Fickman also wanted to know how, until a jury reached a verdict, one could determine who the victim was in a particular case.

"Those questions were never answered," says Fickman. "But if they're going to stick her in front of me, I'm going to ask her those questions."

As for the idea of putting victims at the prosecutor's table, Fickman opines that it might backfire on the law-and-order crowd. "A lot of the so-called victims are not such charming individuals, and to have the D.A. have to sit next to that person for the whole trial might serve 'em right."

Weighing in on the victims' rights debate.
Joe Forkan
Weighing in on the victims' rights debate.

Clements laughs when asked about the incident. She claims not to have heard any boos or hisses, only "a general 'oh no! What?' " at the idea of putting the victim front and center during trial. She also denies breaking any promise to Easterling, saying she had assured him only that she would not attack defense attorneys or admonish them for their chosen profession. Clements recalls that when the attorney initially called her, he warned her that radicals and rowdies in the HCCLA were threatening to walk out during her speech.

The activist says she expected a tough audience and was not upset by the response. "These are the guys who represent the guys who do these bad things," says Clements. "But these are also the guys who also go home at five and have families and wives, sisters and brothers. They are people more often than they are defense attorneys."

Attorney Huff says Clements was clearly spoiling for a confrontation.

"She was up there waving a red flag, spitting in their faces. She went over the line in bragging how they had obtained rights for victims."

At the same time, attorney Huff believes her colleagues should have been taking notes on why Justice for All is so successful, rather than shouting down its representative.

"I just really think the defense bar should have behaved like adults, and treated a guest with a little more respect," says Huff. "They needed to learn the face of the enemy. You need to see what it is that is working against you, and if they have any sense, the lesson they would have learned is that those people march hand in hand. Those people work together."

According to Huff, "If the defense bar expects to have any influence, they need to march hand in hand and work together." She then pauses to consider the notion that defense lawyers, a notoriously individualistic bunch, could ever muster that kind of discipline.

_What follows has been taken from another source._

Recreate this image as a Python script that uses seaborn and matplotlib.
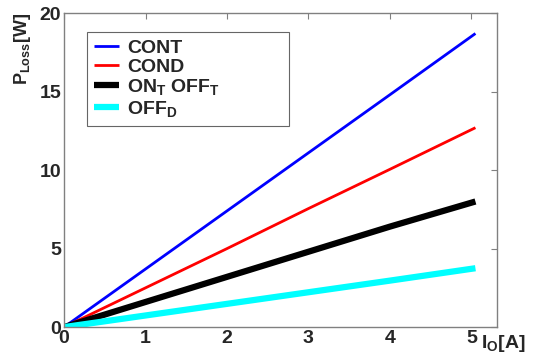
import numpy as np
import pandas as pd
import seaborn as sns
from matplotlib import pyplot as plt

io = [0, 1, 2, 3, 4, 5.05]
cont = [0, 3.7, 7.4, 11.1, 14.8, 18.7]
cond = [0, 2.5, 5.0, 7.55, 10.05, 12.7]
on_off = [0, 1.6, 3.2, 4.8, 6.4, 8.0]
off_d = [0, 0.74, 1.48, 2.22, 2.96, 3.75]
labels = ['CONT', 'COND', r'ON$_\mathbf{T}$ OFF$_\mathbf{T}$', r'OFF$_\mathbf{D}$']

sns.set_style('white')
plt.rcParams['font.family'] = ['Liberation Sans', 'DejaVu Sans']
plt.rcParams['font.weight'] = 'bold'
plt.rcParams['mathtext.fontset'] = 'custom'
plt.rcParams['mathtext.rm'] = 'Liberation Sans:bold'
plt.rcParams['mathtext.bf'] = 'Liberation Sans:bold'
plt.rcParams['mathtext.it'] = 'Liberation Sans:bold'

fig, ax = plt.subplots(figsize=(5.34, 3.54), dpi=100)
fig.subplots_adjust(left=0.12, right=0.93, top=0.963, bottom=0.076)

series = [cont, cond, on_off, off_d]
colors = ['#0000ff', '#ff0000', 'black', '#00ffff']
widths = [2, 2, 4.5, 4.5]
for vals, lab, c, w in zip(series, labels, colors, widths):
    df = pd.DataFrame({'io': io, 'p': vals})
    sns.lineplot(data=df, x='io', y='p', color=c, lw=w, label=lab, ax=ax,
                 solid_capstyle='butt')

ax.set_xlim(0, 5.31)
ax.set_ylim(0, 20)
ax.set_xticks([0, 1, 2, 3, 4, 5])
ax.set_yticks([0, 5, 10, 15, 20])
ax.tick_params(direction='in', length=4, color='#808080', labelsize=14,
               top=True, right=True, pad=2)
for lab in ax.get_xticklabels() + ax.get_yticklabels():
    lab.set_fontweight('bold')
for s in ax.spines.values():
    s.set_color('#808080')
    s.set_linewidth(1)
ax.set_xlabel('')
ax.set_ylabel('')
ax.text(-0.095, 1.0, r'P$_\mathrm{Loss}$[W]', transform=ax.transAxes, rotation=90,
        ha='center', va='top', fontsize=13, fontweight='bold')
ax.text(1.015, -0.02, r'I$_\mathrm{O}$[A]', transform=ax.transAxes,
        ha='center', va='top', fontsize=14, fontweight='bold')

leg = ax.legend(loc='upper left', bbox_to_anchor=(0.053, 0.9395, 0.467, 0.0),
                mode='expand', fontsize=14, frameon=True, fancybox=False,
                handlelength=1.3, handletextpad=0.4, labelspacing=0.08,
                borderpad=0.35, borderaxespad=0)
leg.get_frame().set_edgecolor('#404040')
leg.get_frame().set_linewidth(0.8)
for t in leg.get_texts():
    t.set_fontweight('bold')

fig.savefig('out.png', dpi=100)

"Ain't never gonna happen," chuckles the lawyer. "Not in your lifetime or mine."

Whether they absorb Huff's "don't get mad, get even" lecture, defense attorneys likely will be a captive audience for Justice for All in the future. Judge Stricklin says the group should have a continuing involvement in the recertification program -- and the judge decides who is on the program. Clements is more than willing to invade the defense den again.

"Absolutely," says the activist. "I think it's important for people who are in that profession to understand a victim's perspective."

In that case, the defense bar might consider forming its own lobbying group: Victims of Justice for All.